The Ringelblum Archive
Underground Archive of the Warsaw Ghetto
Warsaw Ghetto. Everyday life (Volume 1)
No date, Warsaw-ghetto. [Stanislaw Różycki], A study of "Kawiarnie" [Cafes].
Cafés, restaurants and hotels in the ghetto, descriptions of individual locales and customer profiles
The sweep of issues connected with cafés is so broad that the scope of matters connected with the life of a café that can be of interest to us will, eo ipso, be very wide-ranging.
Due to the lack of clubs, unions, associations, stock exchanges, parks, cinemas, playing fields, dance halls, etc., cafés in the ghetto play a significant role in both social and public life.
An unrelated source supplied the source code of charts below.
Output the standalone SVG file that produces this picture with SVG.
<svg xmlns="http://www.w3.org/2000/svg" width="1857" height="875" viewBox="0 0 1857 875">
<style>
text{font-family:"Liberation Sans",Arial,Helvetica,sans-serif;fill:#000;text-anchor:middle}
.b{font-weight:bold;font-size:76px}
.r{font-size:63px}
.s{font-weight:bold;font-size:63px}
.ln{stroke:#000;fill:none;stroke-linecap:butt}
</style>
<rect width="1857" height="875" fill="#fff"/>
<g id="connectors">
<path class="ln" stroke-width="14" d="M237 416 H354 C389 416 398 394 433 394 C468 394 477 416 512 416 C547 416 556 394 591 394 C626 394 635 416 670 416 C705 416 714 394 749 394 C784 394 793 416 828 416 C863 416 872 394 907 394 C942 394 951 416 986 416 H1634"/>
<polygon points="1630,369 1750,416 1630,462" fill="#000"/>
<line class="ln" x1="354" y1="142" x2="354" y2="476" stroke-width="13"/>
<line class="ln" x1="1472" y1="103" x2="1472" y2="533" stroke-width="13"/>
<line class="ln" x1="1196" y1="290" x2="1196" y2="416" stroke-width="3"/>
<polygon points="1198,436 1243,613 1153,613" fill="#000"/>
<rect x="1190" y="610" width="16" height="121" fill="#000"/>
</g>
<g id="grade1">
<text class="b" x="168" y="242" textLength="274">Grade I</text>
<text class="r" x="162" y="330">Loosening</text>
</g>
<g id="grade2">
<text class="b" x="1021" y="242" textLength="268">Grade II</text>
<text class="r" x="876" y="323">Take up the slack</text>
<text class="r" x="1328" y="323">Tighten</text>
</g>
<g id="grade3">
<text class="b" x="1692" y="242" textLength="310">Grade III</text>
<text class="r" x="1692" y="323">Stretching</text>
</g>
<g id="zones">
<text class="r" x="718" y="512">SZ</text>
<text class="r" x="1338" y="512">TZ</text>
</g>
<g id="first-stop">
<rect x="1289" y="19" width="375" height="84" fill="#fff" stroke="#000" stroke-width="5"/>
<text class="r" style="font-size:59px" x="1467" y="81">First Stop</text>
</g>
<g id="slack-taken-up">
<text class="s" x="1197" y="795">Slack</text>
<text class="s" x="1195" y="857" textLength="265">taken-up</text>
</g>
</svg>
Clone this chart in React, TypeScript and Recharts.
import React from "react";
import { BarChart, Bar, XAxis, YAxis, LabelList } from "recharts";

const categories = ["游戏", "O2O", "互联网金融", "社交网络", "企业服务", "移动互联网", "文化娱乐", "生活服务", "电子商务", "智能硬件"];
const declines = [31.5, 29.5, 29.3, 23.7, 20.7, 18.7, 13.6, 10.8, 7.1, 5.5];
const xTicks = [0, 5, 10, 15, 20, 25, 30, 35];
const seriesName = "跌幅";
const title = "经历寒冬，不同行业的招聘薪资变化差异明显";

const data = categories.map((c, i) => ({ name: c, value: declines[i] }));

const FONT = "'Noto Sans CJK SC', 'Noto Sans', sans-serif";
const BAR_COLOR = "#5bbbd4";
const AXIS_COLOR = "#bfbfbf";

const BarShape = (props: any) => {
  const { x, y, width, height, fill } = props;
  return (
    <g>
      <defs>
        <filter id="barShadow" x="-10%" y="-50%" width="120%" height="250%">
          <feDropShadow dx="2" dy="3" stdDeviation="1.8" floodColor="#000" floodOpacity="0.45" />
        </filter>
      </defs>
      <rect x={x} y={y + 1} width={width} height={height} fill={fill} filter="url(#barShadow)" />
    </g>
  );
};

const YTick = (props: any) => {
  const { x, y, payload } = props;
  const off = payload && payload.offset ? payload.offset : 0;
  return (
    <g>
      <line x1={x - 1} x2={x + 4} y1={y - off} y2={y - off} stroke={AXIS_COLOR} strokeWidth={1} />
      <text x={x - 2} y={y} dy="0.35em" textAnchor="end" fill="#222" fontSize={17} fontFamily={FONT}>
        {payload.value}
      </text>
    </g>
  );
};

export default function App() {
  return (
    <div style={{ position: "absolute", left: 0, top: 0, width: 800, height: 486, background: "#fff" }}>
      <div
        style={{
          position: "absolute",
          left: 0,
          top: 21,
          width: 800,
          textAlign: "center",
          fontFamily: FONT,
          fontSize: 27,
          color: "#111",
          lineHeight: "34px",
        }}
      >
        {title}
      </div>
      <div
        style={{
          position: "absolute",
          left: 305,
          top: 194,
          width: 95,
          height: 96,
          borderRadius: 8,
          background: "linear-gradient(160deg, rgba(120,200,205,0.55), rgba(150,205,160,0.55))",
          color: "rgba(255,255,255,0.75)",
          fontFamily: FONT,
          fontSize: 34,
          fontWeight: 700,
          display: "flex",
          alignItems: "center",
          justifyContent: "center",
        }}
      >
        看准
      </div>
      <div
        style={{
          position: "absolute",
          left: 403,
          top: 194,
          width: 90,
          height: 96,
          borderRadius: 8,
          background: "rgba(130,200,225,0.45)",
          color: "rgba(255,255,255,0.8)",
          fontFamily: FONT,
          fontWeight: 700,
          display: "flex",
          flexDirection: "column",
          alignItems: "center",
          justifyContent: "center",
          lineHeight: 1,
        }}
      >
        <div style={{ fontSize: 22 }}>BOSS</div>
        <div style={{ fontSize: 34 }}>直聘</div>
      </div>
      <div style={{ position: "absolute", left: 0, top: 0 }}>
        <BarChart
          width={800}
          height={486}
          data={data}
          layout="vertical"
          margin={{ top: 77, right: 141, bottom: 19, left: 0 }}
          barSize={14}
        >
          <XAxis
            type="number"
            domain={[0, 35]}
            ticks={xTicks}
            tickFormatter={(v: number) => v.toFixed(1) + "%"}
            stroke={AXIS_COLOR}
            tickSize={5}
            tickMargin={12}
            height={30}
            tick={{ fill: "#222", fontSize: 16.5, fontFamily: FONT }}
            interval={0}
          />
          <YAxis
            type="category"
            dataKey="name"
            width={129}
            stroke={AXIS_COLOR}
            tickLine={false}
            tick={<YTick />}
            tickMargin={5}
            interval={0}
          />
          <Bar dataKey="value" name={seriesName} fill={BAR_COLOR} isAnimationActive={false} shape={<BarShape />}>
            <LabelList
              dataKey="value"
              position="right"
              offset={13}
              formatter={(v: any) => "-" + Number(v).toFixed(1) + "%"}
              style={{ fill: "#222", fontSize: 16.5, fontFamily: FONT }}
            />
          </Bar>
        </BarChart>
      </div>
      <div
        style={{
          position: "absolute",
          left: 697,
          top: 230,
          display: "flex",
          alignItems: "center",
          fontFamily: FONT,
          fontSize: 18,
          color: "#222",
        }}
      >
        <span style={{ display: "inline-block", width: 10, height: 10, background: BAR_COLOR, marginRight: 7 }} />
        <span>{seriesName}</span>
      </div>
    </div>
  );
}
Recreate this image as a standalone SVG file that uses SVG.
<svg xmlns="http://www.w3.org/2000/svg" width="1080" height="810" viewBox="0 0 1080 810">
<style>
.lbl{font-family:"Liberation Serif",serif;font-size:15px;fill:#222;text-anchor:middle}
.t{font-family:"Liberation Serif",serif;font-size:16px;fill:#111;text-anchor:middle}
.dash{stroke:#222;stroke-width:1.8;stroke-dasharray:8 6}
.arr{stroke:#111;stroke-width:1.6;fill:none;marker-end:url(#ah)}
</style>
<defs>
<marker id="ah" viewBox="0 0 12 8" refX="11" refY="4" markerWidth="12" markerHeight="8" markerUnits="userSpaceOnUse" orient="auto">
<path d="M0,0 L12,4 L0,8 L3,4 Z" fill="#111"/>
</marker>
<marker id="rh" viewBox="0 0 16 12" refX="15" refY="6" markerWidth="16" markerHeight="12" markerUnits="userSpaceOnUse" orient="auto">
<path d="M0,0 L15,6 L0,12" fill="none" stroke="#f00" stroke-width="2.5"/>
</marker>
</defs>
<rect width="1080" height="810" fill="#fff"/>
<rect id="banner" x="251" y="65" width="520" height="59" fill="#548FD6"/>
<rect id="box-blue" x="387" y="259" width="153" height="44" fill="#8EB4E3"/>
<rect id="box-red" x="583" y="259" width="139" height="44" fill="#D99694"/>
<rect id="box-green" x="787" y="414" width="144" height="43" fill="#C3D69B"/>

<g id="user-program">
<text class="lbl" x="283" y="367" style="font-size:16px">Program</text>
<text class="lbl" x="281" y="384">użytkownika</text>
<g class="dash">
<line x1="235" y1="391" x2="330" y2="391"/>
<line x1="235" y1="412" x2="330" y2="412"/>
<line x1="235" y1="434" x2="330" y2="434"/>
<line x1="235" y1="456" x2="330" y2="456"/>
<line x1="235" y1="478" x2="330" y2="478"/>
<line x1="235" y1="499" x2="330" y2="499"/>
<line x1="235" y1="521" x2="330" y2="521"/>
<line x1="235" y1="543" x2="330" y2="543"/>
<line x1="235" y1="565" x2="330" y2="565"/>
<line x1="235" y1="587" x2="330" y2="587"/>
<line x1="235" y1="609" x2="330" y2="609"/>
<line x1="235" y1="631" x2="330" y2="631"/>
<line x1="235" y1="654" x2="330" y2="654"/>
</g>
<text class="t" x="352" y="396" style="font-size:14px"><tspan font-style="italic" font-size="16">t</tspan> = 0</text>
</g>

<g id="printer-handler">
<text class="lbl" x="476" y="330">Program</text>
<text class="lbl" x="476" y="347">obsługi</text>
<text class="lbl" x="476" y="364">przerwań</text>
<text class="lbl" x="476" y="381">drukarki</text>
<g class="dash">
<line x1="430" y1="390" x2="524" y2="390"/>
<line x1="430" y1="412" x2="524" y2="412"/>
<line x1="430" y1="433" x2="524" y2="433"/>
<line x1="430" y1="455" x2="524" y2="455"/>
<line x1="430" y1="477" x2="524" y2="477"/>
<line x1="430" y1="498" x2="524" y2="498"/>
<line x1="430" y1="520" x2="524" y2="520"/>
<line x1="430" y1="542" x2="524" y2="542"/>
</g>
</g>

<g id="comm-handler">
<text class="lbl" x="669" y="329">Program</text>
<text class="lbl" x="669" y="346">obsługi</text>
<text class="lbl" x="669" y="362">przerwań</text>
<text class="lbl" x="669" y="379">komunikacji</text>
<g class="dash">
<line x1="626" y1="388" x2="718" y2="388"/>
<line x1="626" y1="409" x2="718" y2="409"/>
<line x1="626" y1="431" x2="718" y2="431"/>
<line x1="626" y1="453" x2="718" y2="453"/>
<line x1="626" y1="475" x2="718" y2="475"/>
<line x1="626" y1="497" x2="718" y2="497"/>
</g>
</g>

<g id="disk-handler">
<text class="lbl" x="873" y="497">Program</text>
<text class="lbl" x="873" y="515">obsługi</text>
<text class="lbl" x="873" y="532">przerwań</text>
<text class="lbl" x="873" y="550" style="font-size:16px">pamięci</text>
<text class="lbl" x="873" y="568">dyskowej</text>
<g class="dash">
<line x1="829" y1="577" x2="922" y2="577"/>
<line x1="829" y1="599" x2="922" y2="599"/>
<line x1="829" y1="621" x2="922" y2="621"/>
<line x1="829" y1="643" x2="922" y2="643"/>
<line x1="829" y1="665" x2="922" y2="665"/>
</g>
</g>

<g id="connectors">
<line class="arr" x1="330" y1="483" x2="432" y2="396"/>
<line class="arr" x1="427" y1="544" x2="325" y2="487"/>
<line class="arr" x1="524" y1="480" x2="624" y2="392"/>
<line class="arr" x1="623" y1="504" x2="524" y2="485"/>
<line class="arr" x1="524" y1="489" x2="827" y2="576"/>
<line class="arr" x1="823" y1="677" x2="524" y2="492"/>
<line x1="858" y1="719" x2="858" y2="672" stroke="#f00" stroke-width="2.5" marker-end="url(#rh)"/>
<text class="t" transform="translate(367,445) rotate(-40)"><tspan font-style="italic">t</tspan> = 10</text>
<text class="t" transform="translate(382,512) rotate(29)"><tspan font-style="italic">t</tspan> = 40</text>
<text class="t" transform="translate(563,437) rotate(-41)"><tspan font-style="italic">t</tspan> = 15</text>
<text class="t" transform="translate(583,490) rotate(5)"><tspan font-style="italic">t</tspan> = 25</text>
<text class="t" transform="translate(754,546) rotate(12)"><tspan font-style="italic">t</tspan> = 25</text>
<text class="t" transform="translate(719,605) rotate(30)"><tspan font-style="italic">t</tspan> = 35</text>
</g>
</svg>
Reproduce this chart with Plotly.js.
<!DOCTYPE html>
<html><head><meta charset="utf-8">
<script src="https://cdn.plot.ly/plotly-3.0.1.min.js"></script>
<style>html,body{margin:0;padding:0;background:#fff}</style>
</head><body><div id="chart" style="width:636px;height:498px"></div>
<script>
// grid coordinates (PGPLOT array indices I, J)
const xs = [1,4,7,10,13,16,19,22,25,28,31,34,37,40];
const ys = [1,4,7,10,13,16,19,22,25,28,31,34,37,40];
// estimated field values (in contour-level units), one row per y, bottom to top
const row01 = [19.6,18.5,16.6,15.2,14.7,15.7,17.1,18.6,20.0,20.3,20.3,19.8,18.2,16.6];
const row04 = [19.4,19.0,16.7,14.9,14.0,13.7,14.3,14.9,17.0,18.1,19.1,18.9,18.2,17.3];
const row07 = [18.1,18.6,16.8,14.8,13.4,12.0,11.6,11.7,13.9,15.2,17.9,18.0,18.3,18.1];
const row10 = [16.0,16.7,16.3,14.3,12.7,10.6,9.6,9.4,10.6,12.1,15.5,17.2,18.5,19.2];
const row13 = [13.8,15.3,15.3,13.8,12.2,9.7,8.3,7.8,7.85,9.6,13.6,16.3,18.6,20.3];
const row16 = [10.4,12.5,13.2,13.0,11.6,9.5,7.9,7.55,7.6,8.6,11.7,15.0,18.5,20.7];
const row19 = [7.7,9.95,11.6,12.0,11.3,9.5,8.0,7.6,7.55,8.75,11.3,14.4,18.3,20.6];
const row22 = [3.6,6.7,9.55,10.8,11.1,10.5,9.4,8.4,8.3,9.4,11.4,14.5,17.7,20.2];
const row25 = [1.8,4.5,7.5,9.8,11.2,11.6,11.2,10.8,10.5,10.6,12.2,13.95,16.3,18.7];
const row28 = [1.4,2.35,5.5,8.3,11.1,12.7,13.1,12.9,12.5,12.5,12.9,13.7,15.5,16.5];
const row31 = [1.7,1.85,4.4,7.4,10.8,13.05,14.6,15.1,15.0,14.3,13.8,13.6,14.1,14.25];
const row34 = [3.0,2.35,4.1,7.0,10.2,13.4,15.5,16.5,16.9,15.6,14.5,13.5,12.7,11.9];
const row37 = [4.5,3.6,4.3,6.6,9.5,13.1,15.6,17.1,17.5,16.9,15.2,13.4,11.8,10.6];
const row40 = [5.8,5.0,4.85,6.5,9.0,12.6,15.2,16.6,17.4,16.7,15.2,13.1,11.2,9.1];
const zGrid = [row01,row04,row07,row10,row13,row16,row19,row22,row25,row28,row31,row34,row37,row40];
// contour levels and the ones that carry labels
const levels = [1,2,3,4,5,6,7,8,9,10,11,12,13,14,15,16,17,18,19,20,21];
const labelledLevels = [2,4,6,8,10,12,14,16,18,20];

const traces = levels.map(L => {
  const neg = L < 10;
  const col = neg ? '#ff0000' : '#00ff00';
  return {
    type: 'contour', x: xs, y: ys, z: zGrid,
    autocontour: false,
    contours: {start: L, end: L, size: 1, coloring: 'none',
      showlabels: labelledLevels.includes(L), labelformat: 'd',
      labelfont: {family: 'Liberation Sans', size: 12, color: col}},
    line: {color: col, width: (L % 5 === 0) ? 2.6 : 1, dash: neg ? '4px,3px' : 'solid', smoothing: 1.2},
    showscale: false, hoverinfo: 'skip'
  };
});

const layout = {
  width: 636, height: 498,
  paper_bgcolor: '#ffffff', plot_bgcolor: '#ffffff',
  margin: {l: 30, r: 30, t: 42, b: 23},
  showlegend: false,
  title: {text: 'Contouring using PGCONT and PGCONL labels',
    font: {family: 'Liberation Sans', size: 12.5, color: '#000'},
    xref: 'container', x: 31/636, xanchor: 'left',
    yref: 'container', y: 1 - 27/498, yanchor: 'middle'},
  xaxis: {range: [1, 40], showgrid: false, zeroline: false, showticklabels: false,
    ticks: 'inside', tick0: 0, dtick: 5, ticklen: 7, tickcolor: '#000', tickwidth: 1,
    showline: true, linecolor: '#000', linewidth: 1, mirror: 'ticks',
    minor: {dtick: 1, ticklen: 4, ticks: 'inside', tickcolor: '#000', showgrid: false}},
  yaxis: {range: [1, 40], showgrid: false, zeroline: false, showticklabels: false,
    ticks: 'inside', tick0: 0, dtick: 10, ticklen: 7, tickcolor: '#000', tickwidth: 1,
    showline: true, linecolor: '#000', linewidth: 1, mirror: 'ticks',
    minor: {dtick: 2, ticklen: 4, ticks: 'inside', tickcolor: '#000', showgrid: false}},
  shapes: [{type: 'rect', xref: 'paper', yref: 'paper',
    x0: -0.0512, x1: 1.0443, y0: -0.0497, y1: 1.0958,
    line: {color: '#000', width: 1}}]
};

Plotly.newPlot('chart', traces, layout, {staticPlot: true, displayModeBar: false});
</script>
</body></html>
Hence, they substitute for theatres, cabarets, revues, and cinemas.
Moreover, inside you will find not only cabarets and music, but also groceries and restaurants. Black-market goods are sold here. Smugglers meet here to make their deals. Middlemen feel at home here. Goods are offered and sought after. Lovers come to have their rendezvous. Human trafficking has found a shelter here, not to mention prostitution, which—as always—flourishes in cafés. Hence, matters of art, morality, gastronomy, trade, welfare, the penal code, etc. all mix here alongside each other.
Cafés attract consumers, chance clients, and frequenters. Some are hungry for art, the spoken word, music, humor, and poetry.
Others look for "contacts"—they want to get in touch with prostitutes to satisfy their sexual desires. Some want to drink a real mocha and eat a tasty piece of cake—rare and major treats available to but a few. Some want to have fun, to get away from the bleakness of everyday life, and breathe in a different atmosphere once a week, once a month, just for an hour.
Others have a date with a middleman, or come to close a good deal and then spring for coffee, or vodka, to seal the deal. Others have their office here—they have opened a currency exchange office or a stock exchange. They make payments, collect money, sell, buy, act as a middleman, make offers, and earn, earn, earn.
And everybody has (or wants to have) the illusion that the atmosphere of the café will separate them from the reality of the street, from grim everyday life.